Advanced Questions (Questions 31-42)
Q31: How do you create a pivot table?
pivot = df.pivot_table(
values='sales',
index='region',
columns='quarter',
aggfunc=['sum', 'mean'],
fill_value=0,
margins=True # Adds row/column totals
)
Q32: Explain multi-indexing.
df.set_index(['region', 'city'], inplace=True)
df.loc[('West', 'LA')] # Access specific combination
df.xs('LA', level='city') # Cross-section at level
df.reset_index() # Flatten back
Q33: How do window functions work?
# Rolling calculations
df['rolling_avg'] = df['value'].rolling(window=7).mean()
df['rolling_std'] = df['value'].rolling(window=7).std()
# Expanding (cumulative)
df['cumulative_max'] = df['value'].expanding().max()
# Shift for lag features
df['previous_value'] = df['value'].shift(1)
df['pct_change'] = df['value'].pct_change()
Q34: How do you optimize memory usage?
# Check current memory
df.memory_usage(deep=True)
# Convert to categorical for low-cardinality strings
df['status'] = df['status'].astype('category')
# Downcast numeric types
df['count'] = pd.to_numeric(df['count'], downcast='integer')
df['price'] = pd.to_numeric(df['price'], downcast='float')
Q35-42 cover: query() method internals, method chaining patterns, time series resampling (resample('M').sum()), melt() for unpivoting, explode() for list columns, and cut()/qcut() for binning.
Performance & Best Practices Questions (Questions 43-47)
Q43: Why avoid loops in Pandas?
import numpy as np
# Bad: Loop (slow)
for i in range(len(df)):
df.loc[i, 'doubled'] = df.loc[i, 'value'] * 2
# Good: Vectorized (fast)
df['doubled'] = df['value'] * 2
# Good: NumPy for complex conditions
df['category'] = np.where(df['value'] > 100, 'high', 'low')
Q44: itertuples() vs iterrows()?
itertuples() is 10-100x faster. iterrows() returns Series objects (expensive).
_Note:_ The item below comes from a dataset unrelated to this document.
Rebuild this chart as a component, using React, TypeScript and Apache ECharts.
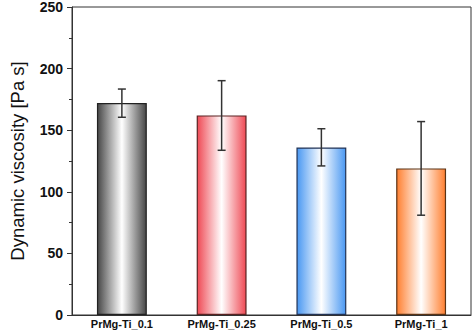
import React, { useEffect, useRef } from "react";
import * as echarts from "echarts";

const categories = ["PrMg-Ti_0.1", "PrMg-Ti_0.25", "PrMg-Ti_0.5", "PrMg-Ti_1"];
const viscosity = [172, 162, 136, 119];
const errLow = [160.5, 133.7, 121, 81];
const errHigh = [183.4, 190.2, 151.2, 157];
const edgeColors = ["#474747", "#ef4a55", "#4a98f2", "#ff7f30"];
const borderColors = ["#222222", "#5a2222", "#223355", "#5a3315"];

export default function App() {
  const ref = useRef<HTMLDivElement>(null);
  useEffect(() => {
    if (!ref.current) return;
    const chart = echarts.init(ref.current, null, { renderer: "svg" });
    const grad = (c: string) =>
      new echarts.graphic.LinearGradient(0, 0, 1, 0, [
        { offset: 0, color: c },
        { offset: 0.5, color: "#ffffff" },
        { offset: 1, color: c },
      ]);
    chart.setOption({
      animation: false,
      grid: {
        left: 54,
        right: 3,
        top: 7,
        bottom: 16,
        show: true,
        borderColor: "#333",
        borderWidth: 1,
        backgroundColor: "transparent",
      },
      xAxis: {
        type: "category",
        data: categories,
        boundaryGap: true,
        axisLine: { lineStyle: { color: "#333", width: 1 } },
        axisTick: { show: false },
        axisLabel: {
          color: "#111",
          fontFamily: "Liberation Sans, Arial",
          fontWeight: "bold",
          fontSize: 11,
          margin: 3,
          interval: 0,
        },
      },
      yAxis: {
        type: "value",
        min: 0,
        max: 250,
        interval: 50,
        name: "Dynamic viscosity [Pa s]",
        nameLocation: "middle",
        nameGap: 45,
        nameTextStyle: {
          color: "#111",
          fontFamily: "Liberation Sans, Arial",
          fontSize: 18.5,
        },
        axisLine: { show: true, lineStyle: { color: "#333", width: 1 } },
        axisTick: { show: true, length: 5, lineStyle: { color: "#333" } },
        minorTick: { show: true, splitNumber: 2, length: 3, lineStyle: { color: "#333" } },
        splitLine: { show: false },
        axisLabel: {
          color: "#111",
          fontFamily: "Liberation Sans, Arial",
          fontWeight: "bold",
          fontSize: 14,
          margin: 9,
        },
      },
      series: [
        {
          type: "bar",
          barWidth: "50%",
          data: viscosity.map((v, i) => ({
            value: v,
            itemStyle: {
              color: grad(edgeColors[i]),
              borderColor: borderColors[i],
              borderWidth: 1.2,
            },
          })),
          z: 2,
        },
        {
          type: "custom",
          z: 5,
          data: categories.map((_, i) => [i, errLow[i], errHigh[i]]),
          renderItem: (params: any, api: any) => {
            const x = api.value(0);
            const lo = api.coord([x, api.value(1)]);
            const hi = api.coord([x, api.value(2)]);
            const hw = 4;
            const style = { stroke: "#333", lineWidth: 1.5 };
            return {
              type: "group",
              children: [
                { type: "line", shape: { x1: lo[0], y1: lo[1], x2: hi[0], y2: hi[1] }, style },
                { type: "line", shape: { x1: lo[0] - hw, y1: lo[1], x2: lo[0] + hw, y2: lo[1] }, style },
                { type: "line", shape: { x1: hi[0] - hw, y1: hi[1], x2: hi[0] + hw, y2: hi[1] }, style },
              ],
            };
          },
        },
      ],
    });
    return () => chart.dispose();
  }, []);
  return (
    <div
      ref={ref}
      style={{ position: "absolute", left: 0, top: 0, width: 474, height: 331, background: "#fff" }}
    />
  );
}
Only iterate when absolutely necessary.
Q45: How do you process files too large for memory?
# Chunked processing
chunks = pd.read_csv('huge_file.csv', chunksize=100000)
results = []
for chunk in chunks:
processed = chunk.groupby('category')['value'].sum()
results.append(processed)
final = pd.concat(results).groupby(level=0).sum()
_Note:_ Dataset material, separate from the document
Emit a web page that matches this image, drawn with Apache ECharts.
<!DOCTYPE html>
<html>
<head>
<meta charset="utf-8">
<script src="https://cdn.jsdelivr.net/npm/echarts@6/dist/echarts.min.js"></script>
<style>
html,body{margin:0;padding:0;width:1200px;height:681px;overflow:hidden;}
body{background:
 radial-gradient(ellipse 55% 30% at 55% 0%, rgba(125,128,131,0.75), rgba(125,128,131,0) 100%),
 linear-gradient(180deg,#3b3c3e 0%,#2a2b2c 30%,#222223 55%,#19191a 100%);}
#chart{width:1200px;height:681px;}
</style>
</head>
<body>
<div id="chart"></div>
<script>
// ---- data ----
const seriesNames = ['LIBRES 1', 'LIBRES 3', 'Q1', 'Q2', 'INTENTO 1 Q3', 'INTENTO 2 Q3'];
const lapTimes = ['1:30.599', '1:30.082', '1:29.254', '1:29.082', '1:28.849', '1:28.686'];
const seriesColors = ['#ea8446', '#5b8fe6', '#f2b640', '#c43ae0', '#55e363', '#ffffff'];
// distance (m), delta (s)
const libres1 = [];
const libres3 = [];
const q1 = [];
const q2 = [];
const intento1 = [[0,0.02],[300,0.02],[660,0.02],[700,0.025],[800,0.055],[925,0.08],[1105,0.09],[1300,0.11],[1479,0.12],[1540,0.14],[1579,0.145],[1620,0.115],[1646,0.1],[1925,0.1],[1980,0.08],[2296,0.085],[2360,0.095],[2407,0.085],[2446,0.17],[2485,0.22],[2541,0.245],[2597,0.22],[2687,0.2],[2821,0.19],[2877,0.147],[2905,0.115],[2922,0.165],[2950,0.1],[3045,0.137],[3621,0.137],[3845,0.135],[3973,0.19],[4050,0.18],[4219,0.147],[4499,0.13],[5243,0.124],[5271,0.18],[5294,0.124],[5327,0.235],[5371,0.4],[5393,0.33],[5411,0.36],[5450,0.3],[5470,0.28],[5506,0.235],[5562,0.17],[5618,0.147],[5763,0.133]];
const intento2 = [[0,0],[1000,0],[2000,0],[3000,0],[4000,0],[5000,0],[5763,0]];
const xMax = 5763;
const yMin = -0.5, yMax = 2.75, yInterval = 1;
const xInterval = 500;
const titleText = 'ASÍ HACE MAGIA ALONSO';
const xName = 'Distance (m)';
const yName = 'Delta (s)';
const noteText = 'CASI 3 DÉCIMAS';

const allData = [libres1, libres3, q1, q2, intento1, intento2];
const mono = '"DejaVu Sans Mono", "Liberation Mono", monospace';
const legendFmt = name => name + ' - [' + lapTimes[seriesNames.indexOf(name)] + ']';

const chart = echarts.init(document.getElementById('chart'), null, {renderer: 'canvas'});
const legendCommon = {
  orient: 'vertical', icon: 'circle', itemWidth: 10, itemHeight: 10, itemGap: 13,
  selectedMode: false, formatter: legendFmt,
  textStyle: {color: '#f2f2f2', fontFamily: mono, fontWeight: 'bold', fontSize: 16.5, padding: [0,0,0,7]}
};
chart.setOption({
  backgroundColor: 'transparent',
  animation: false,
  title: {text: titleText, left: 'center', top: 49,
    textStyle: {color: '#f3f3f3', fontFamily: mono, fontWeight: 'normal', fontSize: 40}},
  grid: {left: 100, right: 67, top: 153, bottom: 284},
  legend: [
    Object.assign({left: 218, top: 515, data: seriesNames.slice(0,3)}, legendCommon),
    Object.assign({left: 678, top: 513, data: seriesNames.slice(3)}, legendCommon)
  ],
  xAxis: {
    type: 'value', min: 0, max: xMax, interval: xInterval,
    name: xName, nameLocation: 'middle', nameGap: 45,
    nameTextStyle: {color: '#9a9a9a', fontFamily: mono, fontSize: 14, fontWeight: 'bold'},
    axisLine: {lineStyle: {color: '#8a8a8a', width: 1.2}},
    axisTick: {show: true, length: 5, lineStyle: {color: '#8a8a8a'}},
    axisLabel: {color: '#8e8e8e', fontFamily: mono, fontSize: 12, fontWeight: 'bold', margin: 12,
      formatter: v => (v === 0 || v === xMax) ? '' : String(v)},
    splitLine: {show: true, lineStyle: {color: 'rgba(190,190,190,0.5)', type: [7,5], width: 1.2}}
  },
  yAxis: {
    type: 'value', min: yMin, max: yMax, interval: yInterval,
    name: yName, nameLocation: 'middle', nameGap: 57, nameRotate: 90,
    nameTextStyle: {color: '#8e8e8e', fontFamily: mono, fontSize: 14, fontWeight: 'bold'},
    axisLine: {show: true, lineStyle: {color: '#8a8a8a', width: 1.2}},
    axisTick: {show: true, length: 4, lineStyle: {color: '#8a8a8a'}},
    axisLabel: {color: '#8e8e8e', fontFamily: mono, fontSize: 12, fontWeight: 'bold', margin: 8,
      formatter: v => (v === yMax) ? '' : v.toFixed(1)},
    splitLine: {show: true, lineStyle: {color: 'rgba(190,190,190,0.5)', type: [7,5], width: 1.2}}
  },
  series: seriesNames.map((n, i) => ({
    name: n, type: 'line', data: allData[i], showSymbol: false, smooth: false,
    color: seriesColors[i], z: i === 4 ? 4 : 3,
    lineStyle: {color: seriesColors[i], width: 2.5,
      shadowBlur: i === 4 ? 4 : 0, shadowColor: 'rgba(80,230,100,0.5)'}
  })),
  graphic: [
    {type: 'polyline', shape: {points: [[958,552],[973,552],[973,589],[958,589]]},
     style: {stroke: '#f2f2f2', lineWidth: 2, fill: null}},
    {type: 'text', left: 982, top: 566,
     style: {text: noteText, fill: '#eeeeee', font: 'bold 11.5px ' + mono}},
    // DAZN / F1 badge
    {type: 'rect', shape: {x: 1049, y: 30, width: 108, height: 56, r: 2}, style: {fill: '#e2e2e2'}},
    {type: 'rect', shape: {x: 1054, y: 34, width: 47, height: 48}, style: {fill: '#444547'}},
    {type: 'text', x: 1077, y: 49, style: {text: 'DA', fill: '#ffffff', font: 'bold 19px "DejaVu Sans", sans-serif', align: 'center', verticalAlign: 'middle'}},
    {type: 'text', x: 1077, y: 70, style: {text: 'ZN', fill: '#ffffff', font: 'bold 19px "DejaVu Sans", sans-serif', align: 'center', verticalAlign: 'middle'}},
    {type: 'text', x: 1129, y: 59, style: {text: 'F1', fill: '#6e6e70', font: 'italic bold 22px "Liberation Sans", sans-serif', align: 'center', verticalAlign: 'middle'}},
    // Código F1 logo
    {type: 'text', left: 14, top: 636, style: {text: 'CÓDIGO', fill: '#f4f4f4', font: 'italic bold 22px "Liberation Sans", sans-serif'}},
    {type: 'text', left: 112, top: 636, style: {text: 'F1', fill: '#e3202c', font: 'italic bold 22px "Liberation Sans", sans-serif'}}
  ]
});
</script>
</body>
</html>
Q46-47 cover: eval() for expression evaluation, selecting appropriate dtypes upfront, and using inplace=True considerations (often not faster, hurts readability).
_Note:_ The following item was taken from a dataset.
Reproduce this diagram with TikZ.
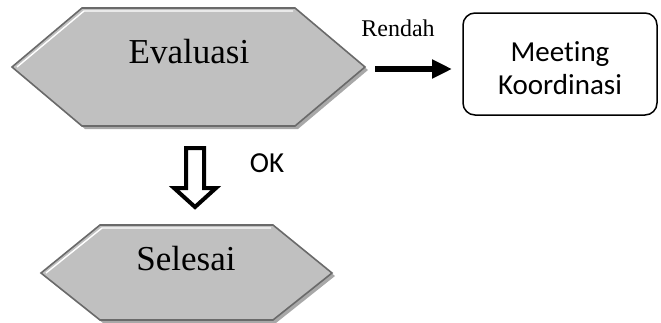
\documentclass[tikz,border=0pt]{standalone}
\usepackage{fontspec}
\setmainfont{Liberation Serif}
\newfontfamily\calfont[Ligatures={NoCommon}]{Carlito}
\usetikzlibrary{arrows.meta}
\definecolor{hexfill}{HTML}{C0C0C0}
\definecolor{hexline}{HTML}{6A6A6A}
\definecolor{hexshadow}{HTML}{A8A8A8}
\tikzset{
  hexshape/.style={fill=hexfill,draw=hexline,line width=1.6pt,line join=miter},
  hexshade/.style={fill=hexshadow,draw=none},
  hexhl/.style={draw=white,line width=1.4pt},
  bigtext/.style={font=\fontsize{35}{40}\selectfont,anchor=base,inner sep=0pt},
  smalltext/.style={font=\fontsize{24}{28}\selectfont,anchor=base,inner sep=0pt},
  caltext/.style={font=\calfont\fontsize{29}{36}\selectfont,inner sep=0pt,align=center},
  boxstyle/.style={draw=black,line width=1.5pt,rounded corners=12pt}
}
\begin{document}
\begin{tikzpicture}[x=1pt,y=-1pt]
\useasboundingbox (0,0) rectangle (661,322);
% Evaluasi hexagon
\fill[hexshade] (15,70) -- (85,11) -- (298,11) -- (368,70) -- (298,129) -- (85,129) -- cycle;
\draw[hexshape] (12,67) -- (82,8) -- (295,8) -- (365,67) -- (295,126) -- (82,126) -- cycle;
\draw[hexhl] (17,67) -- (84,11) -- (293,11);
\node[bigtext] (ev) at (189,63) {Evaluasi};
% Selesai hexagon
\fill[hexshade] (44,276) -- (103,228) -- (276,228) -- (335,276) -- (276,323) -- (103,323) -- cycle;
\draw[hexshape] (41,273) -- (100,225) -- (273,225) -- (332,273) -- (273,320) -- (100,320) -- cycle;
\draw[hexhl] (46,273) -- (102,228) -- (271,228);
\node[bigtext] (se) at (186,270) {Selesai};
% Meeting box
\node[boxstyle,minimum width=194pt,minimum height=102pt] (mk) at (560,64) {};
\node[caltext] (mkt) at (560,68) {Meeting\\[-3pt]Koordinasi};
% Rendah arrow
\coordinate (arS) at (375,69);
\coordinate (arE) at (452,69);
\draw[line width=6pt,-{Triangle[width=18pt,length=20pt]}] (arS) -- (arE);
\node[smalltext] (rd) at (398,36) {Rendah};
% hollow down arrow
\draw[line width=4pt,line join=miter,fill=white] (186,148) -- (204,148) -- (204,188) -- (216,188) -- (195,207) -- (174,188) -- (186,188) -- cycle;
\node[font=\calfont\fontsize{29}{36}\selectfont,anchor=base,inner sep=0pt] (ok) at (267,172) {OK};
\end{tikzpicture}
\end{document}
Scenario-Based Questions (Questions 48-50)
Q48: Write a data cleaning pipeline.
def clean_sales_data(filepath):
return (pd.read_csv(filepath)
.rename(columns=str.lower)
.drop_duplicates(subset=['order_id'])
.dropna(subset=['customer_id', 'amount'])
.assign(
amount=lambda x: pd.to_numeric(x['amount'], errors='coerce'),
order_date=lambda x: pd.to_datetime(x['order_date']),
region=lambda x: x['region'].str.upper().str.strip()
)
.query('amount > 0')
.reset_index(drop=True))
Q49: Perform EDA on a dataset.
def quick_eda(df):
print(f"Shape: {df.shape}")
print(f"\nMissing values:\n{df.isna().sum()}")
print(f"\nNumeric summary:\n{df.describe()}")
print(f"\nCategorical columns:")
for col in df.select_dtypes(include='object'):
print(f" {col}: {df[col].nunique()} unique values")
Q50: Calculate month-over-month growth by category.
monthly_sales = (df
.assign(month=df['date'].dt.to_period('M'))
.groupby(['category', 'month'])['revenue']
.sum()
.unstack(level=0)
.pct_change()
.stack()
.rename('mom_growth'))
Quick Reference Cheat Sheet
| Operation | Syntax |
|---|---|
| Read CSV | pd.read_csv('file.csv') |
| Filter rows | df[df['col'] > value] |
| Select columns | df[['col1', 'col2']] |
| Group & aggregate | df.groupby('col').agg({'val': 'sum'}) |
| Merge | pd.merge(df1, df2, on='key', how='left') |
| Handle nulls | df.fillna(value) / df.dropna() |
| Sort | df.sort_values('col', ascending=False) |
| Pivot | df.pivot_table(values, index, columns, aggfunc) |
Interview day tips: Verbalize your thought process. Start with the simplest solution, then optimize. When stuck, describe what you’d Google—interviewers value problem-solving over memorization.